▶ Aim: All the entries need to be quoted exactly, apart from the pictures, which you should drop.

—————

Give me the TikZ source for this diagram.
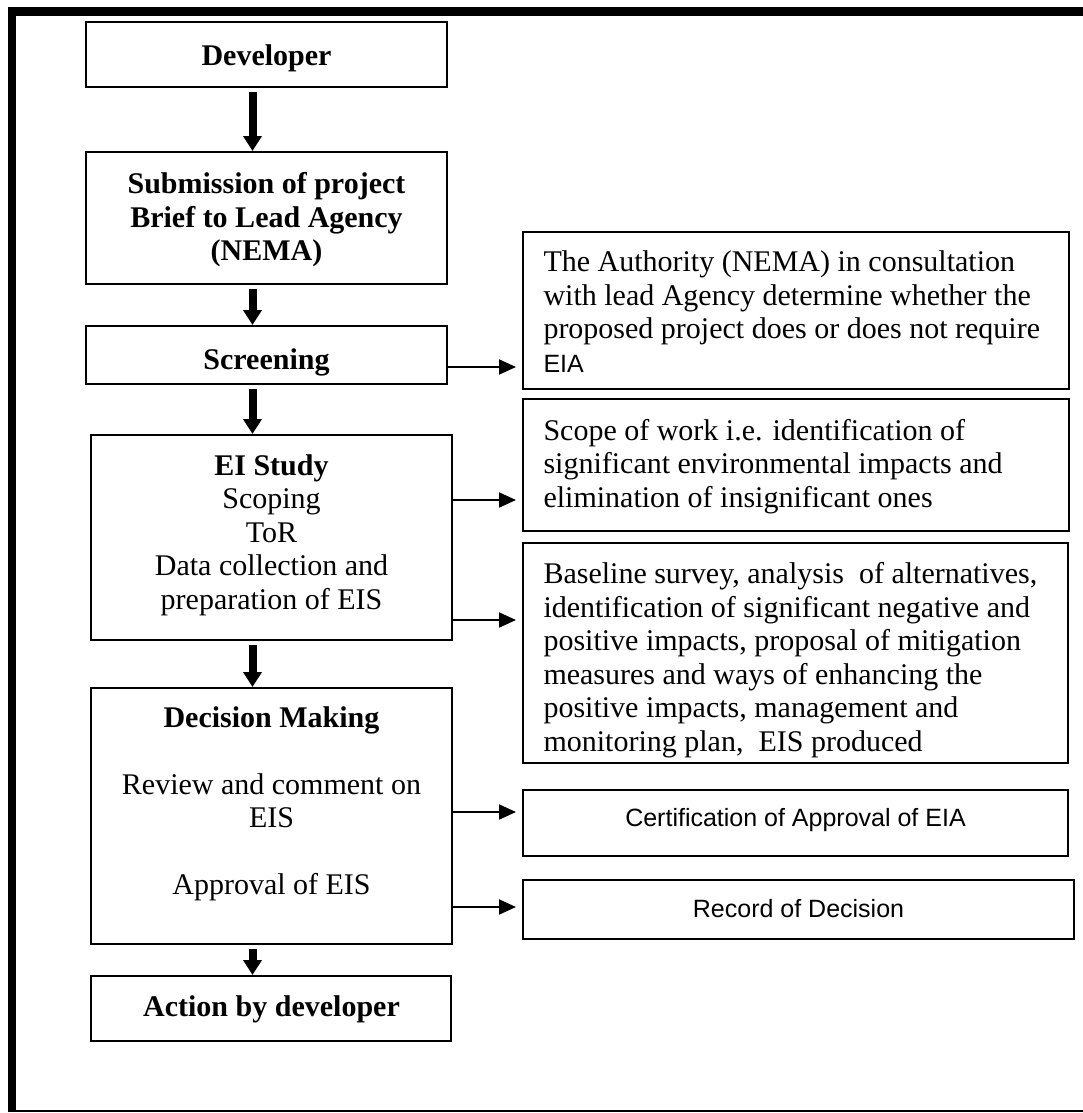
\documentclass[tikz,border=0pt]{standalone}
\usepackage{fontspec}
\setmainfont{Liberation Serif}
\newfontfamily\arialfont{Liberation Sans}
\usetikzlibrary{arrows.meta,fit}

\begin{document}
\begin{tikzpicture}[x=0.4pt,y=-0.4pt,
  box/.style={draw, line width=0.8pt, inner sep=0pt},
  txt/.style={inner sep=0pt, font=\fontsize{12pt}{13.4pt}\selectfont,
    execute at begin node=\strut, execute at end node=\strut},
  head/.style={txt, font=\fontsize{12pt}{13.4pt}\selectfont\bfseries},
  sans/.style={txt, font=\arialfont\fontsize{10pt}{13.4pt}\selectfont},
  flow/.style={line width=3.2pt, -{Triangle[length=6pt,width=7.2pt]}, shorten <=1.6pt},
  side/.style={line width=0.8pt, -{Triangle[length=6.8pt,width=6pt]}, shorten >=2.4pt},
]
\useasboundingbox (0,0) rectangle (1083,1113);
\fill[white] (0,0) rectangle (1083,1113);

% page frame: heavy top and left rules, thin bottom rule
\draw[line width=3.4pt] (12,1112) -- (12,11.5) -- (1083,11.5);
\draw[line width=0.8pt] (16,1111) -- (1083,1111);

% main process column
\node[box, fit={(86,22) (447,87)}]   (dev) {};
\node[box, fit={(86,152) (447,284)}] (sub) {};
\node[box, fit={(86,326) (447,384)}] (scr) {};
\node[box, fit={(91,435) (452,640)}] (eis) {};
\node[box, fit={(91,688) (452,944)}] (dec) {};
\node[box, fit={(91,976) (451,1041)}] (act) {};

% outcome column
\node[box, fit={(523,232) (1069,389)}] (nema) {};
\node[box, fit={(523,399) (1069,531)}] (scope) {};
\node[box, fit={(523,543) (1068,763)}] (base) {};
\node[box, fit={(523,790) (1068,856)}] (cert) {};
\node[box, fit={(523,880) (1074,939)}] (rec) {};

% texts of the main column
\node[head, anchor=north] (devt) at (266.5,42) {Developer};
\node[head, anchor=north, align=center] (subt) at (266.5,172)
  {Submission of project\\Brief to Lead Agency\\(NEMA)};
\node[head, anchor=north] (scrt) at (266.5,346) {Screening};
\node[txt, anchor=north, align=center] (eist) at (271.5,454)
  {\textbf{EI Study}\\Scoping\\ToR\\Data collection and\\preparation of EIS};
\node[txt, anchor=north, align=center] (dect) at (271.5,706)
  {\textbf{Decision Making}\\[13.4pt]Review and comment on\\EIS\\[13.4pt]Approval of EIS};
\node[head, anchor=north] (actt) at (271.5,993) {Action by developer};

% texts of the outcome column
\node[txt, anchor=north west, align=left] (nemat) at (543,250.5)
  {The Authority (NEMA) in consultation\\with lead Agency determine whether the\\proposed project does or does not require\\{\arialfont\fontsize{10pt}{13.4pt}\selectfont EIA}};
\node[txt, anchor=north west, align=left] (scopet) at (543,418.5)
  {Scope of work i.e. identification of\\significant environmental impacts and\\elimination of insignificant ones};
\node[txt, anchor=north west, align=left] (baset) at (543,562)
  {Baseline survey, analysis\ \ of alternatives,\\identification of significant negative and\\positive impacts, proposal of mitigation\\measures and ways of enhancing the\\positive impacts, management and\\monitoring plan,\ \ EIS produced};
\node[sans, anchor=north] (certt) at (795.5,803) {Certification of Approval of EIA};
\node[sans, anchor=north] (rect) at (798.5,894) {Record of Decision};

% downward flow
\coordinate (vx) at (252.5,0);
\draw[flow] (vx |- dev.south) -- (vx |- sub.north);
\draw[flow] (vx |- sub.south) -- (vx |- scr.north);
\draw[flow] (vx |- scr.south) -- (vx |- eis.north);
\draw[flow] (vx |- eis.south) -- (vx |- dec.north);
\draw[flow] (vx |- dec.south) -- (vx |- act.north);

% side outputs
\coordinate (h1) at (0,367);
\coordinate (h2) at (0,500);
\coordinate (h3) at (0,620);
\coordinate (h4) at (0,812);
\coordinate (h5) at (0,907);
\draw[side] (scr.east |- h1) -- (nema.west |- h1);
\draw[side] (eis.east |- h2) -- (scope.west |- h2);
\draw[side] (eis.east |- h3) -- (base.west |- h3);
\draw[side] (dec.east |- h4) -- (cert.west |- h4);
\draw[side] (dec.east |- h5) -- (rec.west |- h5);
\end{tikzpicture}
\end{document}
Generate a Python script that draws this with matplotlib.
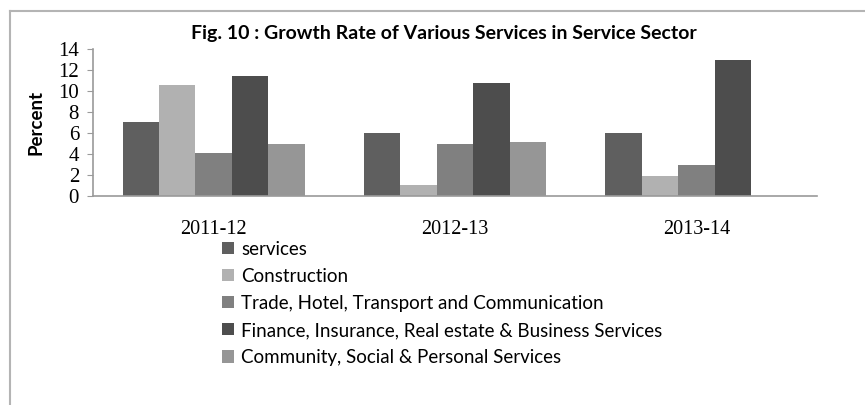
import numpy as np
import matplotlib.pyplot as plt
from matplotlib.lines import Line2D

# growth rate (percent) by year and service group
years = ["2011-12", "2012-13", "2013-14"]
series_names = [
    "services",
    "Construction",
    "Trade, Hotel, Transport and Communication",
    "Finance, Insurance, Real estate & Business Services",
    "Community, Social & Personal Services",
]
services = [7.1, 6.0, 6.0]
construction = [10.6, 1.1, 1.9]
trade = [4.1, 5.0, 3.0]
finance = [11.5, 10.8, 13.0]
community = [5.0, 5.2, 0.0]

values = [services, construction, trade, finance, community]
colors = ["#5f5f5f", "#b1b1b1", "#808080", "#4d4d4d", "#969696"]

fig = plt.figure(figsize=(8.65, 4.05), dpi=100)
ax = fig.add_axes([0.1075, 0.516, 0.837, 0.362])

x = np.arange(len(years))
n = len(values)
w = 0.755 / n
for i, (vals, c) in enumerate(zip(values, colors)):
    ax.bar(x - 0.755 / 2 + w * (i + 0.5), vals, width=w, color=c,
           label=series_names[i], linewidth=0)

ax.set_xlim(-0.5, 2.5)
ax.set_ylim(0, 14)
ax.set_yticks(range(0, 15, 2))
ax.set_xticks(x)
ax.set_xticklabels(years)

for side in ["top", "right"]:
    ax.spines[side].set_visible(False)
for side in ["left", "bottom"]:
    ax.spines[side].set_color("#9a9a9a")
    ax.spines[side].set_linewidth(1.2)

ax.tick_params(axis="y", length=4, color="#9a9a9a", pad=6,
               labelsize=15, labelfontfamily="Liberation Serif")
ax.tick_params(axis="x", length=0, pad=17,
               labelsize=14.5, labelfontfamily="Liberation Serif")

ax.set_ylabel("Percent", fontsize=13.5, fontweight="bold", family="Lato", labelpad=10)

fig.text(0.513, 0.917, "Fig. 10 : Growth Rate of Various Services in Service Sector",
         ha="center", va="center", fontsize=14, fontweight="bold", family="Lato")

# legend under the plot
handles, labels = ax.get_legend_handles_labels()
fig.legend(handles, labels, loc="upper left", bbox_to_anchor=(0.257, 0.406),
           frameon=False, prop={"family": "Lato", "size": 13.5},
           handlelength=0.62, handleheight=0.62, handletextpad=0.38,
           labelspacing=0.54, borderpad=0, borderaxespad=0)

# outer frame, only top and left edges show
fig.add_artist(Line2D([0.011, 0.011], [0, 0.973], transform=fig.transFigure,
                      color="#b4b4b4", linewidth=1.5))
fig.add_artist(Line2D([0.011, 1.0], [0.973, 0.973], transform=fig.transFigure,
                      color="#b4b4b4", linewidth=1.5))

fig.savefig("out.png", dpi=100)
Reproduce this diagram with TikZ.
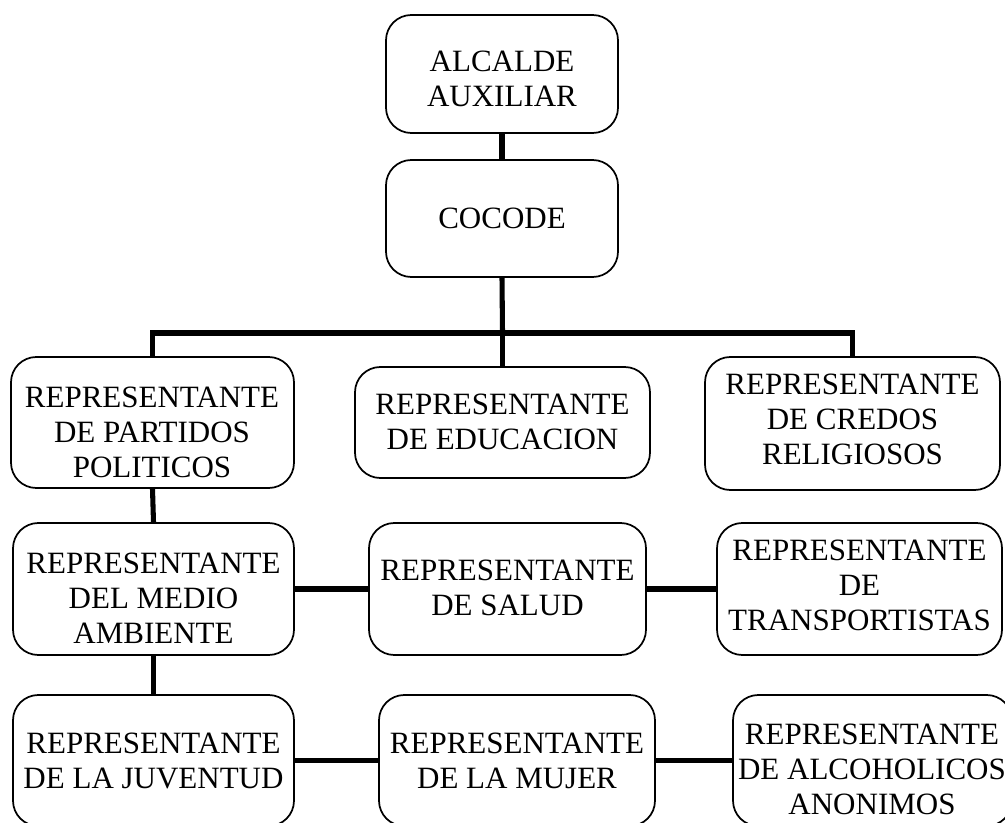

—————

▶ Exercise response:
Give me the TikZ source for this diagram.
\documentclass[tikz,border=0pt]{standalone}
\usepackage{fontspec}
\setmainfont{Liberation Serif}
\newfontfamily\arialfont{Liberation Sans}
\usetikzlibrary{arrows.meta,fit}

\begin{document}
\begin{tikzpicture}[x=0.4pt,y=-0.4pt,
  box/.style={draw, line width=0.8pt, inner sep=0pt},
  txt/.style={inner sep=0pt, font=\fontsize{12pt}{13.4pt}\selectfont,
    execute at begin node=\strut, execute at end node=\strut},
  head/.style={txt, font=\fontsize{12pt}{13.4pt}\selectfont\bfseries},
  sans/.style={txt, font=\arialfont\fontsize{10pt}{13.4pt}\selectfont},
  flow/.style={line width=3.2pt, -{Triangle[length=6pt,width=7.2pt]}, shorten <=1.6pt},
  side/.style={line width=0.8pt, -{Triangle[length=6.8pt,width=6pt]}, shorten >=2.4pt},
]
\useasboundingbox (0,0) rectangle (1083,1113);
\fill[white] (0,0) rectangle (1083,1113);

% page frame: heavy top and left rules, thin bottom rule
\draw[line width=3.4pt] (12,1112) -- (12,11.5) -- (1083,11.5);
\draw[line width=0.8pt] (16,1111) -- (1083,1111);

% main process column
\node[box, fit={(86,22) (447,87)}]   (dev) {};
\node[box, fit={(86,152) (447,284)}] (sub) {};
\node[box, fit={(86,326) (447,384)}] (scr) {};
\node[box, fit={(91,435) (452,640)}] (eis) {};
\node[box, fit={(91,688) (452,944)}] (dec) {};
\node[box, fit={(91,976) (451,1041)}] (act) {};

% outcome column
\node[box, fit={(523,232) (1069,389)}] (nema) {};
\node[box, fit={(523,399) (1069,531)}] (scope) {};
\node[box, fit={(523,543) (1068,763)}] (base) {};
\node[box, fit={(523,790) (1068,856)}] (cert) {};
\node[box, fit={(523,880) (1074,939)}] (rec) {};

% texts of the main column
\node[head, anchor=north] (devt) at (266.5,42) {Developer};
\node[head, anchor=north, align=center] (subt) at (266.5,172)
  {Submission of project\\Brief to Lead Agency\\(NEMA)};
\node[head, anchor=north] (scrt) at (266.5,346) {Screening};
\node[txt, anchor=north, align=center] (eist) at (271.5,454)
  {\textbf{EI Study}\\Scoping\\ToR\\Data collection and\\preparation of EIS};
\node[txt, anchor=north, align=center] (dect) at (271.5,706)
  {\textbf{Decision Making}\\[13.4pt]Review and comment on\\EIS\\[13.4pt]Approval of EIS};
\node[head, anchor=north] (actt) at (271.5,993) {Action by developer};

% texts of the outcome column
\node[txt, anchor=north west, align=left] (nemat) at (543,250.5)
  {The Authority (NEMA) in consultation\\with lead Agency determine whether the\\proposed project does or does not require\\{\arialfont\fontsize{10pt}{13.4pt}\selectfont EIA}};
\node[txt, anchor=north west, align=left] (scopet) at (543,418.5)
  {Scope of work i.e. identification of\\significant environmental impacts and\\elimination of insignificant ones};
\node[txt, anchor=north west, align=left] (baset) at (543,562)
  {Baseline survey, analysis\ \ of alternatives,\\identification of significant negative and\\positive impacts, proposal of mitigation\\measures and ways of enhancing the\\positive impacts, management and\\monitoring plan,\ \ EIS produced};
\node[sans, anchor=north] (certt) at (795.5,803) {Certification of Approval of EIA};
\node[sans, anchor=north] (rect) at (798.5,894) {Record of Decision};

% downward flow
\coordinate (vx) at (252.5,0);
\draw[flow] (vx |- dev.south) -- (vx |- sub.north);
\draw[flow] (vx |- sub.south) -- (vx |- scr.north);
\draw[flow] (vx |- scr.south) -- (vx |- eis.north);
\draw[flow] (vx |- eis.south) -- (vx |- dec.north);
\draw[flow] (vx |- dec.south) -- (vx |- act.north);

% side outputs
\coordinate (h1) at (0,367);
\coordinate (h2) at (0,500);
\coordinate (h3) at (0,620);
\coordinate (h4) at (0,812);
\coordinate (h5) at (0,907);
\draw[side] (scr.east |- h1) -- (nema.west |- h1);
\draw[side] (eis.east |- h2) -- (scope.west |- h2);
\draw[side] (eis.east |- h3) -- (base.west |- h3);
\draw[side] (dec.east |- h4) -- (cert.west |- h4);
\draw[side] (dec.east |- h5) -- (rec.west |- h5);
\end{tikzpicture}
\end{document}
Generate a Python script that draws this with matplotlib.
import numpy as np
import matplotlib.pyplot as plt
from matplotlib.lines import Line2D

# growth rate (percent) by year and service group
years = ["2011-12", "2012-13", "2013-14"]
series_names = [
    "services",
    "Construction",
    "Trade, Hotel, Transport and Communication",
    "Finance, Insurance, Real estate & Business Services",
    "Community, Social & Personal Services",
]
services = [7.1, 6.0, 6.0]
construction = [10.6, 1.1, 1.9]
trade = [4.1, 5.0, 3.0]
finance = [11.5, 10.8, 13.0]
community = [5.0, 5.2, 0.0]

values = [services, construction, trade, finance, community]
colors = ["#5f5f5f", "#b1b1b1", "#808080", "#4d4d4d", "#969696"]

fig = plt.figure(figsize=(8.65, 4.05), dpi=100)
ax = fig.add_axes([0.1075, 0.516, 0.837, 0.362])

x = np.arange(len(years))
n = len(values)
w = 0.755 / n
for i, (vals, c) in enumerate(zip(values, colors)):
    ax.bar(x - 0.755 / 2 + w * (i + 0.5), vals, width=w, color=c,
           label=series_names[i], linewidth=0)

ax.set_xlim(-0.5, 2.5)
ax.set_ylim(0, 14)
ax.set_yticks(range(0, 15, 2))
ax.set_xticks(x)
ax.set_xticklabels(years)

for side in ["top", "right"]:
    ax.spines[side].set_visible(False)
for side in ["left", "bottom"]:
    ax.spines[side].set_color("#9a9a9a")
    ax.spines[side].set_linewidth(1.2)

ax.tick_params(axis="y", length=4, color="#9a9a9a", pad=6,
               labelsize=15, labelfontfamily="Liberation Serif")
ax.tick_params(axis="x", length=0, pad=17,
               labelsize=14.5, labelfontfamily="Liberation Serif")

ax.set_ylabel("Percent", fontsize=13.5, fontweight="bold", family="Lato", labelpad=10)

fig.text(0.513, 0.917, "Fig. 10 : Growth Rate of Various Services in Service Sector",
         ha="center", va="center", fontsize=14, fontweight="bold", family="Lato")

# legend under the plot
handles, labels = ax.get_legend_handles_labels()
fig.legend(handles, labels, loc="upper left", bbox_to_anchor=(0.257, 0.406),
           frameon=False, prop={"family": "Lato", "size": 13.5},
           handlelength=0.62, handleheight=0.62, handletextpad=0.38,
           labelspacing=0.54, borderpad=0, borderaxespad=0)

# outer frame, only top and left edges show
fig.add_artist(Line2D([0.011, 0.011], [0, 0.973], transform=fig.transFigure,
                      color="#b4b4b4", linewidth=1.5))
fig.add_artist(Line2D([0.011, 1.0], [0.973, 0.973], transform=fig.transFigure,
                      color="#b4b4b4", linewidth=1.5))

fig.savefig("out.png", dpi=100)
Reproduce this diagram with TikZ.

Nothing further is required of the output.